Make Time for Study-Time
Immediately after rigorous exercise, kids are primed, focused, and ready to learn. That is the optimal time for them to work on some homework, especially in subjects they are struggling with. Have kids and teens bring some schoolwork with them to class so they can capitalize on this great opportunity to get their work done. We have witnessed first-hand how encouraging kids and teens to do their homework, or to study, immediately after a session can have a profound impact on a family’s nightly routine and the child’s academic success!
A few more guidelines for kids and teens classes
In adult classes, the coaching focus is usually centered around intensity and making sure each client gets an appropriately difficult workout. But when you’re coaching kids/teens, intensity needs to be one of the last things that is dealt with, instead prioritizing safety and quality movement above speed or load. You, as the coach, need to establish a culture in which better and safer movement is highlighted and praised, and more weight or more reps is not glorified.
Some other strongly recommended guidelines:
- Have all necessary equipment set out before class begins.
- Anytime there is hanging or climbing, ensure the proper matting is underneath the athlete.

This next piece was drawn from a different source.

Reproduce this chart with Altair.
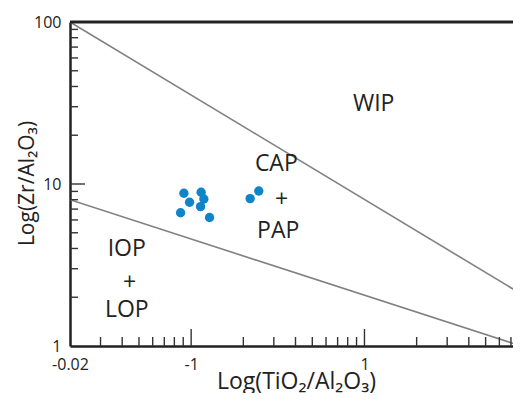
import altair as alt
import pandas as pd

# ---- data ----
pt_x = [0.0908, 0.0979, 0.0869, 0.1142, 0.1184, 0.1133, 0.1277, 0.219, 0.2456]
pt_y = [8.77, 7.71, 6.65, 8.89, 8.08, 7.25, 6.21, 8.13, 9.06]

upper_x = [0.02, 8.0]
upper_y = [100.0, 2.1]
lower_x = [0.02, 8.0]
lower_y = [8.0, 1.0]

region_text = ["WIP", "CAP", "+", "PAP", "IOP", "+", "LOP"]
region_x = [1.13, 0.31, 0.332, 0.318, 0.0425, 0.0442, 0.0425]
region_y = [31.0, 13.2, 8.0, 5.15, 3.98, 2.46, 1.66]

x_tick_values = [0.02, 0.1, 1.0, 8.0]
x_tick_labels = ["-0.02", "-1", "1", "8"]
y_tick_values = [1.0, 10.0, 100.0]
y_tick_labels = ["1", "10", "100"]

x_major = [0.1, 1.0]
x_minor = [0.03, 0.04, 0.05, 0.06, 0.07, 0.08, 0.09,
           0.2, 0.3, 0.4, 0.5, 0.6, 0.7, 0.8, 0.9,
           2, 3, 4, 5, 6, 7]
y_major = [10.0]
y_minor = [2, 3, 4, 5, 6, 7, 8, 9, 20, 30, 40, 50, 60, 70, 80, 90]

x_title = "Log(TiO₂/Al₂O₃)"
y_title = "Log(Zr/Al₂O₃)"

# ---- layout ----
W, H = 451, 324
FONT = "Open Sans"

xs = alt.Scale(type="log", domain=[0.02, 8], nice=False)
ys = alt.Scale(type="log", domain=[1, 100], nice=False)


def label_expr(values, labels):
    expr = "''"
    for v, l in reversed(list(zip(values, labels))):
        expr = f"datum.value == {v} ? '{l}' : ({expr})"
    return expr


x_axis = alt.Axis(values=x_tick_values, labelExpr=label_expr(x_tick_values, x_tick_labels),
                  ticks=False, tickSize=0, grid=False, domainColor="#222", domainWidth=2.5,
                  labelFont=FONT, labelFontSize=16, labelColor="#222", labelPadding=10,
                  labelBaseline="top", labelFlush=False,
                  title=x_title, titleFont=FONT, titleFontSize=23, titleFontWeight="normal",
                  titleColor="#222", titleX=226, titleY=42, titleBaseline="alphabetic",
                  titleAlign="center")
y_axis = alt.Axis(values=y_tick_values, labelExpr=label_expr(y_tick_values, y_tick_labels),
                  ticks=False, tickSize=0, grid=False, domainColor="#222", domainWidth=2.5,
                  labelFont=FONT, labelFontSize=16, labelColor="#222", labelPadding=9,
                  labelBaseline="middle", labelFlush=False,
                  title=y_title, titleFont=FONT, titleFontSize=21, titleFontWeight="normal",
                  titleColor="#222", titleX=-37, titleY=161, titleBaseline="alphabetic",
                  titleAlign="center", titleAngle=270)

pts = pd.DataFrame({"x": pt_x, "y": pt_y})
upper = pd.DataFrame({"x": upper_x, "y": upper_y})
lower = pd.DataFrame({"x": lower_x, "y": lower_y})
regions = pd.DataFrame({"x": region_x, "y": region_y, "t": region_text})

points = alt.Chart(pts).mark_circle(size=88, color="#0d85c8", opacity=1).encode(
    x=alt.X("x:Q", scale=xs, axis=x_axis),
    y=alt.Y("y:Q", scale=ys, axis=y_axis),
)

line_u = alt.Chart(upper).mark_line(color="#808080", strokeWidth=1.6, clip=True).encode(
    x=alt.X("x:Q", scale=xs), y=alt.Y("y:Q", scale=ys))
line_l = alt.Chart(lower).mark_line(color="#808080", strokeWidth=1.6, clip=True).encode(
    x=alt.X("x:Q", scale=xs), y=alt.Y("y:Q", scale=ys))

texts = alt.Chart(regions).mark_text(font=FONT, fontSize=23, color="#222",
                                     baseline="middle", align="center").encode(
    x=alt.X("x:Q", scale=xs), y=alt.Y("y:Q", scale=ys), text="t:N")


def xticks(vals, length):
    return alt.Chart(pd.DataFrame({"x": vals})).mark_rule(color="#333", strokeWidth=1.4).encode(
        x=alt.X("x:Q", scale=xs), y=alt.value(H), y2=alt.value(H - length))


def yticks(vals, length):
    return alt.Chart(pd.DataFrame({"y": vals})).mark_rule(color="#333", strokeWidth=1.4).encode(
        y=alt.Y("y:Q", scale=ys), x=alt.value(0), x2=alt.value(length))


top_frame = alt.Chart(pd.DataFrame({"a": [0]})).mark_rule(color="#222", strokeWidth=3).encode(
    x=alt.value(0), x2=alt.value(W), y=alt.value(0))

chart = alt.layer(
    points,
    line_u, line_l,
    xticks(x_minor, 9), xticks(x_major, 17),
    yticks(y_minor, 8), yticks(y_major, 15),
    top_frame, texts,
).properties(
    width=W, height=H,
    autosize=alt.AutoSizeParams(type="none"),
    padding={"left": 62, "top": 14, "right": -8, "bottom": 47},
).configure_view(stroke=None)

chart.save("out.html", embed_options={"renderer": "svg", "actions": False})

No steps or boxes under the athlete at any time.
- Spacing between athletes should be adequate, usually double what adults would need.
- If weight is on the bar, clips are on the bar.
- Individual weight choices for athletes are fully dependent on the coach – which is why there are no recommended weights for the workouts.
- When teaching components, organize the athletes into a circle or semi-circle so that athletes can see each other for visual affirmation.
- When coaching the athletes, try to position yourself in a way that you can maintain all athletes in view at all times, thus minimizing having your back turned to any athletes.
- Utilize the last minute of class to quickly discuss/review the movements of that class and basic nutrition topics (such as: What is a an example of a vegetable?).